Given Aaron Paul's father was a Baptist minister, you'd think at least HE would have heard the Exodus story and be familiar enough to tell the writers, 'this isn't how I remember it...'

Bale had no sense of humor, which isn't a bad thing given the seriousness of the story.  However, he also had no other attributes that would make Moses someone worthy of following: he was not wise (at times appearing genuinely bonkers), he was not kind, he was not pleasant, he was not particularly angry, he was not motivated or motivational.  I've already addressed Edgerton's accent-wandering, but let me delve a bit deeper into Ramses as a character.  His Ramses was basically an idiot.  He seemed almost resigned to be living with the plagues rather than do anything, even rage at anyone.  Edgerton's Ramses never had a hard heart.  However, he never had much of a brain either.  He was more indecisive than enraged, and while you'd think he'd have a great motivation with his dead child (which the film trotted out almost perversely), he seemed to be pursuing Moses more because he had to do something. 
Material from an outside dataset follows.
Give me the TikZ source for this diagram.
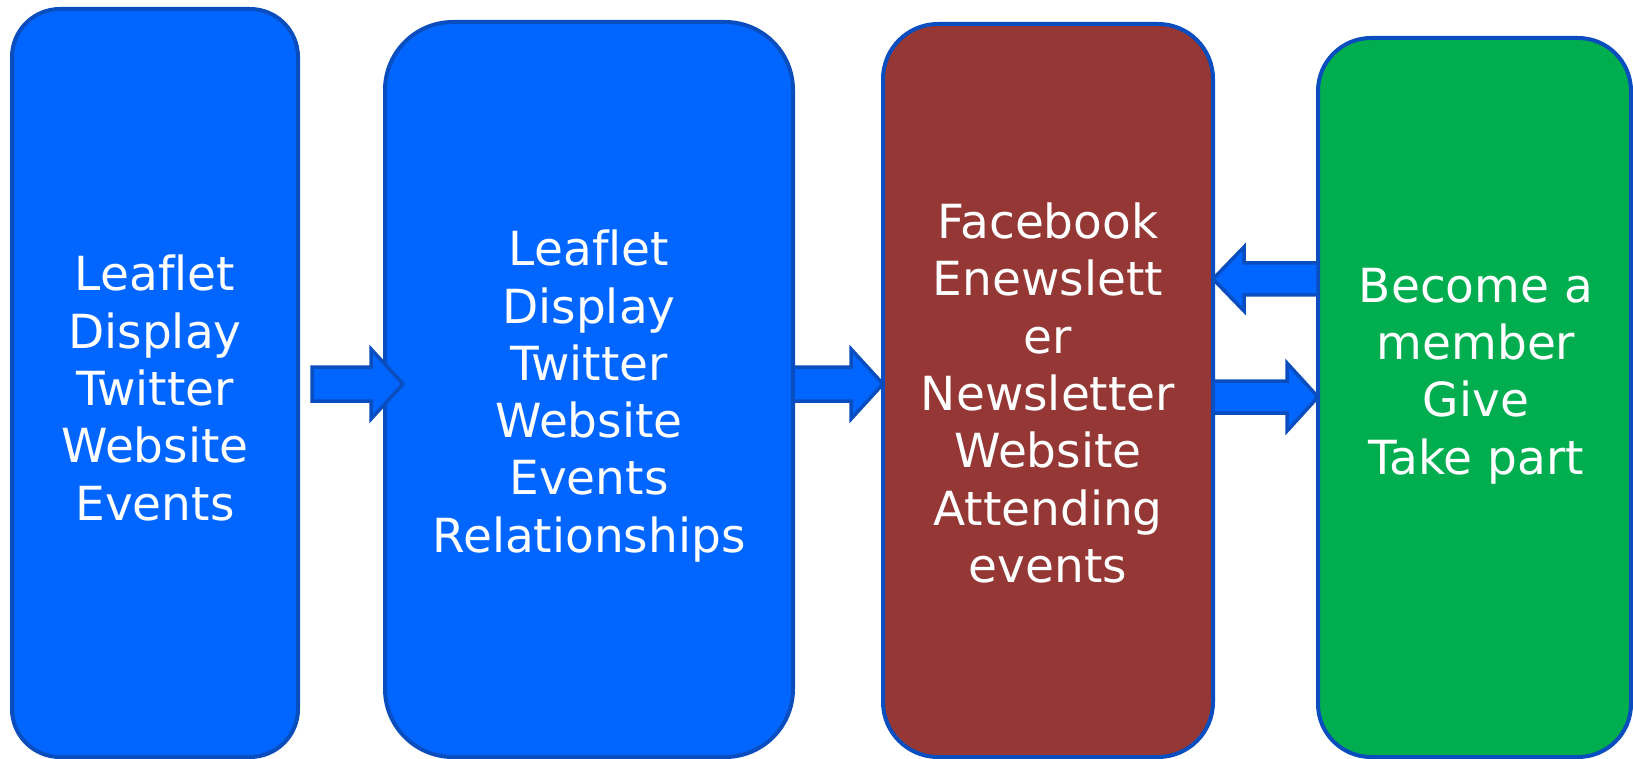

And I'll say it: Edgerton's efforts to outdo Elizabeth Taylor's Cleopatra eyeliner does NOT help matters.

I only have eyeliners for you...

Even the parts that SHOULD be exciting (a battle sequence that opens Exodus, and the parting of the Red Sea that closes it) were shockingly dull and lifeless (like that baby Ramses kept showing off). In fact, the Red Sea really didn't even part.  Instead, it kind of just opened up by having the waters recede.  The throwing of the sword did not help.  I seriously expected The Lady of the Lake to emerge with Excalibur raised above the waters, and I'm not kidding...I was actually waiting for that to happen.  Certainly would have livened up a dull film.

Exodus: Gods and Kings is far beyond a mess which takes itself so seriously you really can't help laugh at its own sense of importance.  It's dull, it's lifeless, it has no energy or reason for being.  It strays too far from Scripture to be considered respectful of the three monotheistic religions that hold Moses as a prophet, and not independent enough to be an original take on the original story.      

Somewhere, both Charlton Heston and Cecil B. DeMille must be laughing their heads off.